Challenge: Produce an exact copy of the lines below that run from the line containing "Reproduce this chart" to the line containing "import * as", inclusive; any picture is omitted.

^^^^

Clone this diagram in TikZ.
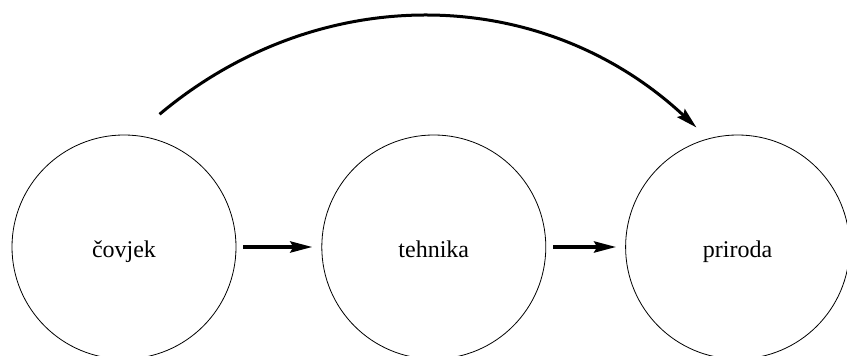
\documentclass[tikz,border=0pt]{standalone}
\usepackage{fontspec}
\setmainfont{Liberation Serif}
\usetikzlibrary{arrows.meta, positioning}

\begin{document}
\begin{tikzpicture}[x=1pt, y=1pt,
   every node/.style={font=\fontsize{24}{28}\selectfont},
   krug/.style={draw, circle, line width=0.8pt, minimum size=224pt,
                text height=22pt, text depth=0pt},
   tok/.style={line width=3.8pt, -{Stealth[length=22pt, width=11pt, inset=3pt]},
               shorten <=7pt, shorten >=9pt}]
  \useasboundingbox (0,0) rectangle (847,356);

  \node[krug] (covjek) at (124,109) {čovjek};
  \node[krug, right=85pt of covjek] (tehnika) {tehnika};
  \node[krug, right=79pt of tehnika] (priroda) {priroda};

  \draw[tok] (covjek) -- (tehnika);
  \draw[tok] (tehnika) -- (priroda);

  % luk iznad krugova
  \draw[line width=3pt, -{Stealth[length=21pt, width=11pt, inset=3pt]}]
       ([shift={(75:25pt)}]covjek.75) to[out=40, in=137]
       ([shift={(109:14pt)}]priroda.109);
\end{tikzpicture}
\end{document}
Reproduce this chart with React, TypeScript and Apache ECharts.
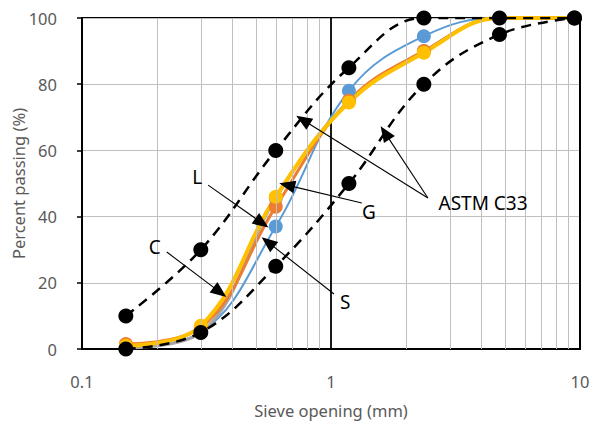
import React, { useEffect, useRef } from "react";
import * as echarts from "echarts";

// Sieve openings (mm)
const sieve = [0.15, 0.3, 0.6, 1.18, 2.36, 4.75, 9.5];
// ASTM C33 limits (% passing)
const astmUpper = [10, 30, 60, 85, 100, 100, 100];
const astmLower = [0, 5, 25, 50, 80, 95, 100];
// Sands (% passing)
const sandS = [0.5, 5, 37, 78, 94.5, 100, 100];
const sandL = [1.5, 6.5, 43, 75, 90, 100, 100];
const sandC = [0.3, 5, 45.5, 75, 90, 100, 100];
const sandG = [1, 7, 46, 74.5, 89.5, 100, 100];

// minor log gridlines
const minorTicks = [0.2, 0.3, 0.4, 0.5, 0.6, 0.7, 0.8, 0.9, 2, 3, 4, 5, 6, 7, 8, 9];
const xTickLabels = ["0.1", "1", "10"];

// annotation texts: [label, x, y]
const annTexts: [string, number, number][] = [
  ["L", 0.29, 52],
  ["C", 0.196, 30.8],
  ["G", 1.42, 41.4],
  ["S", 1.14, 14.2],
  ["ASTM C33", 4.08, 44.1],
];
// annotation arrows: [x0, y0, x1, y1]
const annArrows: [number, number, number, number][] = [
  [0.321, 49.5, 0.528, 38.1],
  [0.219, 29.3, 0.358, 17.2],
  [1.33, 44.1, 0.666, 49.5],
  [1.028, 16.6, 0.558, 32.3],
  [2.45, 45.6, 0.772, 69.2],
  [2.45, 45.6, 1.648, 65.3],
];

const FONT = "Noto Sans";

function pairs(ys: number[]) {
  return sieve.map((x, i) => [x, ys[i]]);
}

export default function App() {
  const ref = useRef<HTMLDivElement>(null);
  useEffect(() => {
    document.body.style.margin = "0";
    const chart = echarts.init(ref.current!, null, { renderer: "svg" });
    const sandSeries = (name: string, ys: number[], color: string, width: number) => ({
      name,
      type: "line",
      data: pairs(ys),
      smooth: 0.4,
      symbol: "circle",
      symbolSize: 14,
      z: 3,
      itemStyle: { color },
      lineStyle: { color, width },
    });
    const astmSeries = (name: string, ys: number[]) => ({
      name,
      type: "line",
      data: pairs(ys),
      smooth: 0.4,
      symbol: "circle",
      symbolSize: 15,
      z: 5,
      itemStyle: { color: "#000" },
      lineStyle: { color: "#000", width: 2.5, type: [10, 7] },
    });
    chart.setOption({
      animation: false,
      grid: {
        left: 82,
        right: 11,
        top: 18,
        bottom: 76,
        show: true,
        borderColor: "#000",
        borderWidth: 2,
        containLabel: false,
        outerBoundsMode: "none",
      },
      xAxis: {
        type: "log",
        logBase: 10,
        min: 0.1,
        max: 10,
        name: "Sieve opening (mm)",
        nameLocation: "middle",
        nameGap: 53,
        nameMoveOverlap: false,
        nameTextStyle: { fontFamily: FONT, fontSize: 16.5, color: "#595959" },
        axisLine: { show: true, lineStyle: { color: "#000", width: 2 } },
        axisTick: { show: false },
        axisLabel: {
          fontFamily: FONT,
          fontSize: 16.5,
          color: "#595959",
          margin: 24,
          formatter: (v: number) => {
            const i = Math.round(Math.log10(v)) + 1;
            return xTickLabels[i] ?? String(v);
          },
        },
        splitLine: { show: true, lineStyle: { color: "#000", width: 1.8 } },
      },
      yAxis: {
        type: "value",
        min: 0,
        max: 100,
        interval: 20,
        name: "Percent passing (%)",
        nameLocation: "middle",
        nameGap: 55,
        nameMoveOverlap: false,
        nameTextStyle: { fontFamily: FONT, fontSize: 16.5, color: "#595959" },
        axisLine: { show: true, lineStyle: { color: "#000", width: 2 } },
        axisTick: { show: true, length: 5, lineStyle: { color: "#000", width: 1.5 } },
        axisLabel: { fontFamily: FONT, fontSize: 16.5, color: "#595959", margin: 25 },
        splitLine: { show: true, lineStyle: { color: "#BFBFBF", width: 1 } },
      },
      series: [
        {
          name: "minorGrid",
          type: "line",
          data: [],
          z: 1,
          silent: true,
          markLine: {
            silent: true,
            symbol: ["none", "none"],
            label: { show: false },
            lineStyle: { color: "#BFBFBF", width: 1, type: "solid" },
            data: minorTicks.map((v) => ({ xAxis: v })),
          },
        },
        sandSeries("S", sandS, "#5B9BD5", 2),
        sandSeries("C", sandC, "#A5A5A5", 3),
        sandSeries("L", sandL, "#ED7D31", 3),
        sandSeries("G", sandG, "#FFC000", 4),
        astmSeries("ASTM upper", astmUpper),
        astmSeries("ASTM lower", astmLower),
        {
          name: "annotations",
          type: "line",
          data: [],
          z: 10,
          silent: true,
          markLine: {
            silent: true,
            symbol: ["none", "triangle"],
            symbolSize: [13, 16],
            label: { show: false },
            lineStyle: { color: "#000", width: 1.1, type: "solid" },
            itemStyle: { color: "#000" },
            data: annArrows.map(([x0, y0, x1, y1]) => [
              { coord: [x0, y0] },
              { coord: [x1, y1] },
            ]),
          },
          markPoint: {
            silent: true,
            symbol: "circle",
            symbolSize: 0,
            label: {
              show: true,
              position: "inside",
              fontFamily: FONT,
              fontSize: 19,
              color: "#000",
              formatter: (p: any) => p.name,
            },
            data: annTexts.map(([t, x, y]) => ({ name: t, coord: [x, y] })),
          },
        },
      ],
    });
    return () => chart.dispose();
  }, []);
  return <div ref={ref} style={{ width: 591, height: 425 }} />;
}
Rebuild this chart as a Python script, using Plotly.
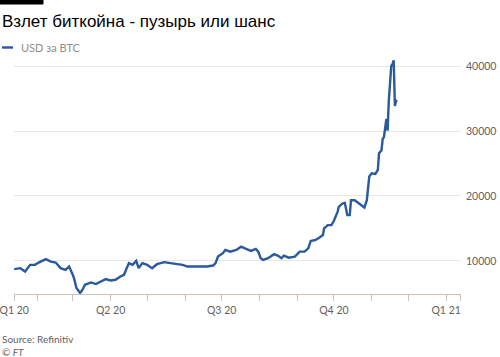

^^^^

Solution for this problem:
Reproduce this chart with React, TypeScript and Apache ECharts.
import React, { useEffect, useRef } from "react";
import * as echarts from "echarts";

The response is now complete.